Das ist eine wunderschöne Grafik! Die deutschen Investoren und Unternehmen investieren zwar heute mehr im Ausland als vor 15 Jahren, eine Flucht aus dem „verkrusteten Land“ gibt es aber nicht. (Der scharfe Knick in den Jahren 1997 bis 2003 dürfte vor allem auf Portfolioinvestitionen zurückgehen. Die Deutschen haben Aktien, vor allem Technologieaktien an der Nasdaq entdeckt – und sich ordentlich die Finger verbrannt.)
„Doing Business in 2006“ ist eine Studie der Weltbank, die etwas genauer auf die Rahmenbedingungen von 155 Volkswirtschaften blickt. Es werden die Regulierungen, ihre Instanzen, die Rechtssicherheit und Bürokratie untersucht. Und siehe da: Von den „osteuropäischen Tigern“ schneiden nur zwei besser ab als Deutschland, das global auf Rang 19 gelandet ist. Es sind die beiden kleinen Baltischen Staaten Litauen und Estland.
Und als letzte Grafik noch die Auswertung einer Studie, die einem im PISA-geschüttelten Deutschland wohl niemand glauben wird: Deutschland hat ein unheimlich hohes Maß an Forschungs- und Entwicklungs-Wissen. Es liegt 20 Mal höher als in Polen oder Tschechien.

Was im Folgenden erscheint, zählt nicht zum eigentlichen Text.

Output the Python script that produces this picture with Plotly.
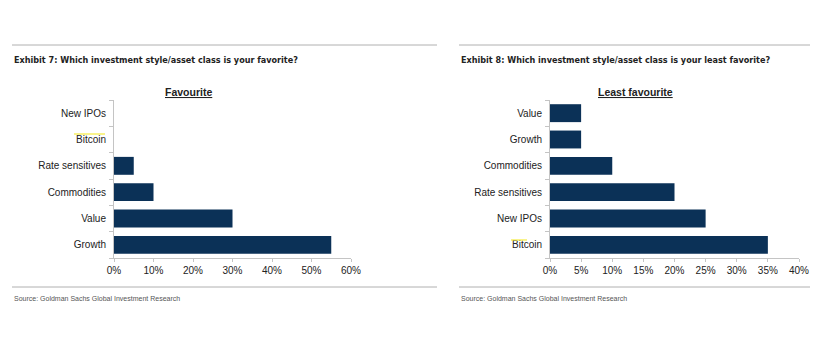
import plotly.graph_objects as go

# Survey results, listed bottom-to-top as drawn
fav_categories = ["Growth", "Value", "Commodities", "Rate sensitives", "Bitcoin", "New IPOs"]
fav_values = [55, 30, 10, 5, 0, 0]

least_categories = ["Bitcoin", "New IPOs", "Rate sensitives", "Commodities", "Growth", "Value"]
least_values = [35, 25, 20, 10, 5, 5]

fav_ticks = [0, 10, 20, 30, 40, 50, 60]
least_ticks = [0, 5, 10, 15, 20, 25, 30, 35, 40]

W, H = 824, 342
BAR = "#0b3157"
AXIS = "#c4c4c4"
TEXT = "#222222"
LABEL_FONT = "Liberation Sans, Arial, sans-serif"
TITLE_FONT = "Liberation Sans Narrow, Arial Narrow, DejaVu Sans Condensed, sans-serif"


def px(x):
    return x / W


def py(y):
    return 1 - y / H


def pct(vals):
    return [f"{v}%" for v in vals]


fig = go.Figure()
fig.add_trace(go.Bar(y=fav_categories, x=fav_values, orientation="h",
                     marker=dict(color=BAR, line=dict(width=0)),
                     xaxis="x", yaxis="y", hoverinfo="skip"))
fig.add_trace(go.Bar(y=least_categories, x=least_values, orientation="h",
                     marker=dict(color=BAR, line=dict(width=0)),
                     xaxis="x2", yaxis="y2", hoverinfo="skip"))

y_dom = [py(258), py(100)]

xaxis_common = dict(showline=True, linecolor=AXIS, linewidth=1, ticks="outside",
                    ticklen=3, tickcolor=AXIS, showgrid=False, zeroline=False,
                    tickfont=dict(family=LABEL_FONT, size=10, color=TEXT),
                    fixedrange=True, automargin=False)
yaxis_common = dict(showline=True, linecolor=AXIS, linewidth=1, ticks="outside",
                    ticklen=4, tickcolor=AXIS, tickson="boundaries", showgrid=False,
                    zeroline=False, tickfont=dict(family=LABEL_FONT, size=10, color=TEXT),
                    fixedrange=True, automargin=False, ticklabelstandoff=5)

fig.update_layout(
    width=W, height=H,
    margin=dict(l=0, r=0, t=0, b=0),
    paper_bgcolor="white", plot_bgcolor="white",
    showlegend=False, bargap=0.32,
    xaxis=dict(domain=[px(114), px(351)], range=[0, 60], tickvals=fav_ticks,
               ticktext=pct(fav_ticks), anchor="y", **xaxis_common),
    yaxis=dict(domain=y_dom, anchor="x", categoryorder="array",
               categoryarray=fav_categories, **yaxis_common),
    xaxis2=dict(domain=[px(550), px(799)], range=[0, 40], tickvals=least_ticks,
                ticktext=pct(least_ticks), anchor="y2", **xaxis_common),
    yaxis2=dict(domain=y_dom, anchor="x2", categoryorder="array",
                categoryarray=least_categories, **yaxis_common),
)

# Horizontal rules framing each exhibit
rules = [(12, 437, 45), (459, 810, 45), (12, 437, 287), (459, 810, 287)]
for x0, x1, y in rules:
    fig.add_shape(type="line", xref="paper", yref="paper",
                  x0=px(x0), x1=px(x1), y0=py(y), y1=py(y),
                  line=dict(color="#b0b0b0", width=1))

# Yellow highlighter marks over the "Bitcoin" labels
for x0, x1, y in [(74, 105, 134), (511, 527, 240)]:
    fig.add_shape(type="line", xref="paper", yref="paper",
                  x0=px(x0), x1=px(x1), y0=py(y), y1=py(y),
                  line=dict(color="rgba(245,235,60,0.8)", width=1.5))

annotations = [
    dict(x=px(12), y=py(60), text="<b>Exhibit 7: Which investment style/asset class is your favorite?</b>",
         xanchor="left", font=dict(family=TITLE_FONT, size=9, color=TEXT)),
    dict(x=px(459), y=py(60), text="<b>Exhibit 8: Which investment style/asset class is your least favorite?</b>",
         xanchor="left", font=dict(family=TITLE_FONT, size=9, color=TEXT)),
    dict(x=px(188), y=py(92), text="<b><u>Favourite</u></b>",
         xanchor="center", font=dict(family=LABEL_FONT, size=10.5, color=TEXT)),
    dict(x=px(635), y=py(92), text="<b><u>Least favourite</u></b>",
         xanchor="center", font=dict(family=LABEL_FONT, size=10.5, color=TEXT)),
    dict(x=px(12), y=py(298), text="Source: Goldman Sachs Global Investment Research",
         xanchor="left", font=dict(family=LABEL_FONT, size=7, color="#555555")),
    dict(x=px(459), y=py(298), text="Source: Goldman Sachs Global Investment Research",
         xanchor="left", font=dict(family=LABEL_FONT, size=7, color="#555555")),
]
for a in annotations:
    fig.add_annotation(xref="paper", yref="paper", yanchor="middle", showarrow=False, **a)

fig.write_html("out.html")
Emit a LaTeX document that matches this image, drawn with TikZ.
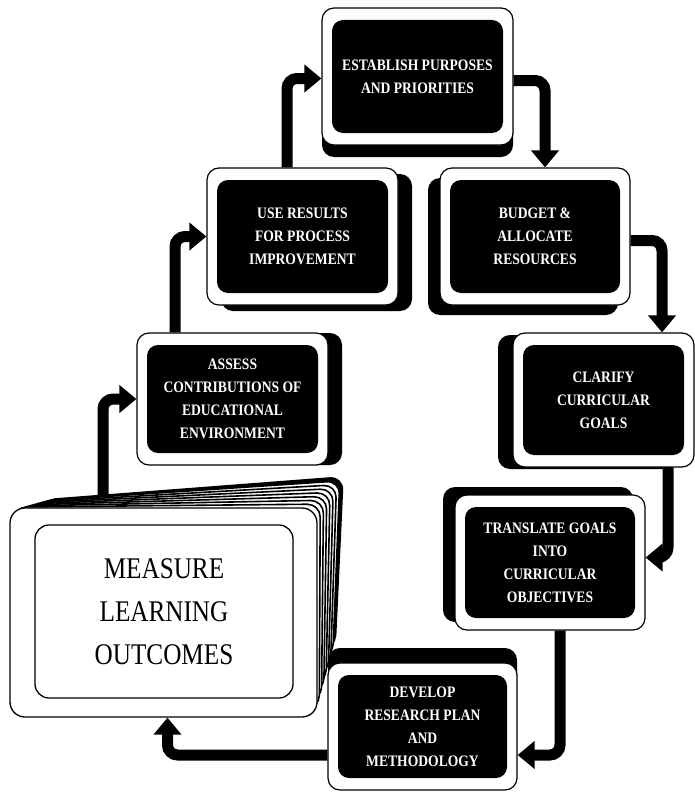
\documentclass[tikz,border=0pt]{standalone}
\usepackage{fontspec}
\setmainfont{Liberation Serif}
\newfontfamily\boxfont[FakeStretch=0.85]{Liberation Serif Bold}
\newfontfamily\bigfont[FakeStretch=0.84]{Liberation Serif}
\usetikzlibrary{arrows.meta,calc}

\tikzset{
  shadowbox/.style={fill=black, rounded corners=12pt, inner sep=0pt},
  framebox/.style={fill=white, draw=black, line width=1.2pt, rounded corners=12pt, inner sep=0pt},
  corebox/.style={fill=black, rounded corners=11pt, inner sep=0pt, text=white, align=center,
    font=\boxfont\fontsize{16}{23}\selectfont},
  flow/.style={line width=11pt, rounded corners=10pt, -{Triangle[width=27pt,length=17pt]}},
  cardedge/.style={draw=black, line width=1.6pt, rounded corners=13pt},
  mainframe/.style={fill=white, draw=black, line width=1.3pt, rounded corners=15pt, inner sep=0pt},
  maincore/.style={fill=white, draw=black, line width=1.3pt, rounded corners=14pt, inner sep=0pt,
    align=center, font=\bigfont\fontsize{30}{43}\selectfont},
}

% #1 name, #2 centre, #3 width, #4 height, #5 shadow offset, #6 label
\newcommand\procstep[6]{%
  \node[shadowbox, minimum width=#3pt, minimum height=#4pt] at ($(#2)+(#5)$) {};
  \node[framebox, minimum width=#3pt, minimum height=#4pt] (#1) at (#2) {};
  \node[corebox, minimum width=#3pt-20pt, minimum height=#4pt-24pt] (#1-core) at (#2) {#6};
}

\begin{document}
\begin{tikzpicture}[x=1pt,y=-1pt]
\useasboundingbox[fill=white] (0,0) rectangle (695,792);

% process steps around the cycle
\procstep{est}{417.5,76.5}{191}{137}{0,12}{ESTABLISH PURPOSES\\AND PRIORITIES}
\procstep{bud}{535,236.5}{190}{137}{-12,10}{BUDGET \&\\ALLOCATE\\RESOURCES}
\procstep{cla}{603.5,400}{181}{134}{-15,2}{CLARIFY\\CURRICULAR\\GOALS}
\procstep{tra}{550,562.5}{190}{135}{-12,-8}{TRANSLATE GOALS\\INTO\\CURRICULAR\\OBJECTIVES}
\procstep{dev}{422.5,726.5}{189}{127}{0,-15}{DEVELOP\\RESEARCH PLAN\\AND\\METHODOLOGY}
\procstep{ass}{232.5,399}{191}{132}{14,0}{ASSESS\\CONTRIBUTIONS OF\\EDUCATIONAL\\ENVIRONMENT}
\procstep{use}{302.5,236.5}{191}{137}{14,6}{USE RESULTS\\FOR PROCESS\\IMPROVEMENT}

% anchor of the card stack (front card), placed first so the riser hides behind it
\coordinate (mea-top) at (103,508);
\draw[flow] (mea-top) |- (ass.west);

% stack of cards behind the front card
\foreach \k in {8,7,...,1}{
  \pgfmathsetmacro\t{\k/8}
  \ifnum\k=8 \def\cardfill{black}\else\def\cardfill{white}\fi
  \filldraw[cardedge, fill=\cardfill]
    ($(10,508)!\t!(42,500)$) -- ($(317,508)!\t!(343,477)$) --
    ($(317,717)!\t!(335,648)$) -- ($(10,717)!\t!(42,700)$) -- cycle;
}

% front card
\node[mainframe, minimum width=307pt, minimum height=209pt] (mea) at (163.5,612.5) {};
\node[maincore, minimum width=258pt, minimum height=173pt] (mea-core) at (164,611.5)
  {MEASURE\\LEARNING\\OUTCOMES};

% connectors
\draw[flow] ($(ass.north)+(-57.5,0)$) |- (use.west);
\draw[flow] ($(use.north)+(-15.5,0)$) |- ($(est.west)+(0,2)$);
\draw[flow] ($(est.east)+(0,4)$) -| ($(bud.north)+(10,0)$);
\draw[flow] ($(bud.east)+(0,4)$) -| ($(cla.north)+(58.5,0)$);
\draw[flow] ($(cla.south)+(64.5,0)$) |- ($(tra.east)+(0,-5)$);
\draw[flow] ($(tra.south)+(10,0)$) |- ($(dev.east)+(0,28.5)$);
\draw[flow] ($(dev.west)+(0,28.5)$) -| ($(mea.south)+(4,0)$);
\end{tikzpicture}
\end{document}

Die gemischten Schlussfolgerungen der Studie:
- Dirk Schumacher erwartet nicht, dass der Druck, der von der Globalisierung ausgeht, nachlassen wird. Das heißt, Deutschland muss auch weiterhin zum Wandel fähig bleiben. Die Firmen werden weiter in Billiglohnländer verlagern. Aber das verarbeitende Gewerbe wird nach wie vor in diesem Land einen hohen Stellenwert haben.
- Kurzfristig müssen die Kosten der Arbeit weiter sinken. Der eleganteste Weg seien weitere Arbeitszeitverlängerungen ohne Lohnausgleich.
- Die Produkt- und Gütermärkte müssen weiter liberalisiert werden.
- Die deutschen Unternehmen müssen sich mehr auf „up-scale“-Produkte konzentrieren. Das gehe nur über eine bessere Ausbildung, weshalb hier und jetzt mit den Investitionen in Bildung begonnen werden müsse.
Entscheidend für ein Wiedererstarken der deutschen Wirtschaft sei der private Konsum. Die Fiskalpolitik müsse alles unterlassen, was die verfügbaren Einkommen der Menschen weiter belaste. Leider lese sich das Koalitionspapier ganz anders. Die geplanten Maßnahmen zur Verbesserung der Einnahmesituation des Staates (Mehrwertsteuererhöhung, Pendlerpauschale, Eigenheimzulage, etc.) seien für die Erholung der deutschen Wirtschaft kontraproduktiv.
Meine Anmerkungen zu Schumacher’s Schlussfolgerungen:
- Wenn es stimmt, was Dirk Schumacher in seinem letzten global paper herausgefunden hat, nämlich, dass die Kapitalrendite heute in Deutschland höher ist als im Rest Eurolands, dann gibt es eigentlich keinen Grund mehr für Lohnzurückhaltung. Ja im Gegenteil, dann müssten die ausländischen Firmen eigentlich wie verrückt hier investieren, was durch seine Grafik zu den inländischen Direktinvestitionen ja auch tendenziell gestützt wird.
- Deutschland hat auf dem Rücken anderer Euroländer seine Wettbewerbsfähigkeit wiederhergestellt, was Schumacher in der Studie einräumt. Irgendwo ist aber der Punkt erreicht, wo wir mit der Abwertungsstrategie aufhören müssen, um nicht einen veritablen Abwertungswettlauf in Euroland, in Osteuropa, in China auszulösen, der nur Verlierer kennt, nämlich Destabilisation Eurolands, Rezessoin und Massenarbeitslosigkeit.
- Ich glaube, den Konzernen ist weniger mit niedrigeren Lohnkosten gedient, als mit flexibleren Arbeitszeitmodellen. Ich würde nur dann zu Arbeitszeitverlängerung ohne Lohnausgleich raten, wenn im Gegenzug eine Gewinnbeteiligung der Arbeitnehmer ab einer vernünftigen Eigenkapitalrendite festgeschrieben würde.